The exercise
Please write the listing below out again exactly, leaving every picture behind.

Data lines
******************************
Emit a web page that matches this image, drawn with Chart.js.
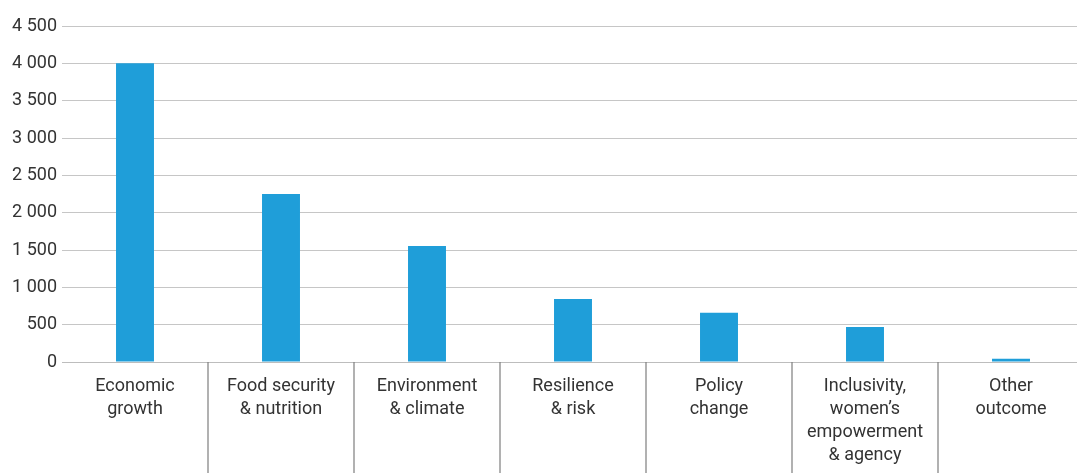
<!DOCTYPE html>
<html>
<head>
<meta charset="utf-8">
<title>Outcomes</title>
<script src="https://cdn.jsdelivr.net/npm/chart.js@4"></script>
<style>
  html, body { margin: 0; padding: 0; background: #fff; overflow: hidden; }
  #wrap { width: 1084px; height: 473px; }
</style>
</head>
<body>
<div id="wrap"><canvas id="outcome-chart"></canvas></div>
<script>
// --- Data ---
const categories = [
    ['Economic', 'growth'],
    ['Food security', '& nutrition'],
    ['Environment', '& climate'],
    ['Resilience', '& risk'],
    ['Policy', 'change'],
    ['Inclusivity,', 'women\u2019s', 'empowerment', '& agency'],
    ['Other', 'outcome']
];
const outcomeCounts = [4000, 2250, 1555, 845, 660, 470, 45];
const yTicks = [0, 500, 1000, 1500, 2000, 2500, 3000, 3500, 4000, 4500];

const textColor = '#333333';
const barColor = '#1f9ed9';

function formatThousands(v) {
    return String(v).replace(/\B(?=(\d{3})+(?!\d))/g, ' ');
}

// vertical separators between the category labels, below the plot
const categoryDividers = {
    id: 'categoryDividers',
    afterDraw(chart) {
        const { ctx, chartArea, scales } = chart;
        const x = scales.x;
        ctx.save();
        ctx.strokeStyle = '#7d7d7d';
        ctx.lineWidth = 1.2;
        for (let i = 0; i < categories.length - 1; i++) {
            const px = (x.getPixelForValue(i) + x.getPixelForValue(i + 1)) / 2;
            ctx.beginPath();
            ctx.moveTo(px, chartArea.bottom);
            ctx.lineTo(px, chart.height);
            ctx.stroke();
        }
        ctx.restore();
    }
};

const ctx = document.getElementById('outcome-chart').getContext('2d');
new Chart(ctx, {
    type: 'bar',
    data: {
        labels: categories,
        datasets: [{
            label: 'Outcomes',
            data: outcomeCounts,
            backgroundColor: barColor,
            barPercentage: 0.26,
            categoryPercentage: 1
        }]
    },
    options: {
        responsive: true,
        maintainAspectRatio: false,
        animation: false,
        layout: { padding: { top: 26, right: 0, left: 0, bottom: 0 } },
        plugins: {
            legend: { display: false },
            tooltip: { enabled: false }
        },
        scales: {
            x: {
                border: { display: true, color: '#bdbdbd', width: 1 },
                grid: { display: false },
                ticks: {
                    color: textColor,
                    font: { family: 'Roboto', size: 18, lineHeight: 1.28 },
                    padding: 5,
                    maxRotation: 0,
                    autoSkip: false
                },
                afterFit(scale) { scale.height = 111; }
            },
            y: {
                min: 0,
                max: 4500,
                border: { display: false },
                grid: { color: '#c6c6c6', lineWidth: 1, drawTicks: false },
                afterBuildTicks(scale) {
                    scale.ticks = yTicks.map(v => ({ value: v }));
                },
                ticks: {
                    color: textColor,
                    font: { family: 'Roboto', size: 18 },
                    padding: 5,
                    callback: v => formatThousands(v)
                },
                afterFit(scale) { scale.width = 62; }
            }
        }
    },
    plugins: [categoryDividers]
});
</script>
</body>
</html>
******************************
Result of this exercise
Emit a web page that matches this image, drawn with Chart.js.
<!DOCTYPE html>
<html>
<head>
<meta charset="utf-8">
<title>Outcomes</title>
<script src="https://cdn.jsdelivr.net/npm/chart.js@4"></script>
<style>
  html, body { margin: 0; padding: 0; background: #fff; overflow: hidden; }
  #wrap { width: 1084px; height: 473px; }
</style>
</head>
<body>
<div id="wrap"><canvas id="outcome-chart"></canvas></div>
<script>
// --- Data ---
const categories = [
    ['Economic', 'growth'],
    ['Food security', '& nutrition'],
    ['Environment', '& climate'],
    ['Resilience', '& risk'],
    ['Policy', 'change'],
    ['Inclusivity,', 'women\u2019s', 'empowerment', '& agency'],
    ['Other', 'outcome']
];
const outcomeCounts = [4000, 2250, 1555, 845, 660, 470, 45];
const yTicks = [0, 500, 1000, 1500, 2000, 2500, 3000, 3500, 4000, 4500];

const textColor = '#333333';
const barColor = '#1f9ed9';

function formatThousands(v) {
    return String(v).replace(/\B(?=(\d{3})+(?!\d))/g, ' ');
}

// vertical separators between the category labels, below the plot
const categoryDividers = {
    id: 'categoryDividers',
    afterDraw(chart) {
        const { ctx, chartArea, scales } = chart;
        const x = scales.x;
        ctx.save();
        ctx.strokeStyle = '#7d7d7d';
        ctx.lineWidth = 1.2;
        for (let i = 0; i < categories.length - 1; i++) {
            const px = (x.getPixelForValue(i) + x.getPixelForValue(i + 1)) / 2;
            ctx.beginPath();
            ctx.moveTo(px, chartArea.bottom);
            ctx.lineTo(px, chart.height);
            ctx.stroke();
        }
        ctx.restore();
    }
};

const ctx = document.getElementById('outcome-chart').getContext('2d');
new Chart(ctx, {
    type: 'bar',
    data: {
        labels: categories,
        datasets: [{
            label: 'Outcomes',
            data: outcomeCounts,
            backgroundColor: barColor,
            barPercentage: 0.26,
            categoryPercentage: 1
        }]
    },
    options: {
        responsive: true,
        maintainAspectRatio: false,
        animation: false,
        layout: { padding: { top: 26, right: 0, left: 0, bottom: 0 } },
        plugins: {
            legend: { display: false },
            tooltip: { enabled: false }
        },
        scales: {
            x: {
                border: { display: true, color: '#bdbdbd', width: 1 },
                grid: { display: false },
                ticks: {
                    color: textColor,
                    font: { family: 'Roboto', size: 18, lineHeight: 1.28 },
                    padding: 5,
                    maxRotation: 0,
                    autoSkip: false
                },
                afterFit(scale) { scale.height = 111; }
            },
            y: {
                min: 0,
                max: 4500,
                border: { display: false },
                grid: { color: '#c6c6c6', lineWidth: 1, drawTicks: false },
                afterBuildTicks(scale) {
                    scale.ticks = yTicks.map(v => ({ value: v }));
                },
                ticks: {
                    color: textColor,
                    font: { family: 'Roboto', size: 18 },
                    padding: 5,
                    callback: v => formatThousands(v)
                },
                afterFit(scale) { scale.width = 62; }
            }
        }
    },
    plugins: [categoryDividers]
});
</script>
</body>
</html>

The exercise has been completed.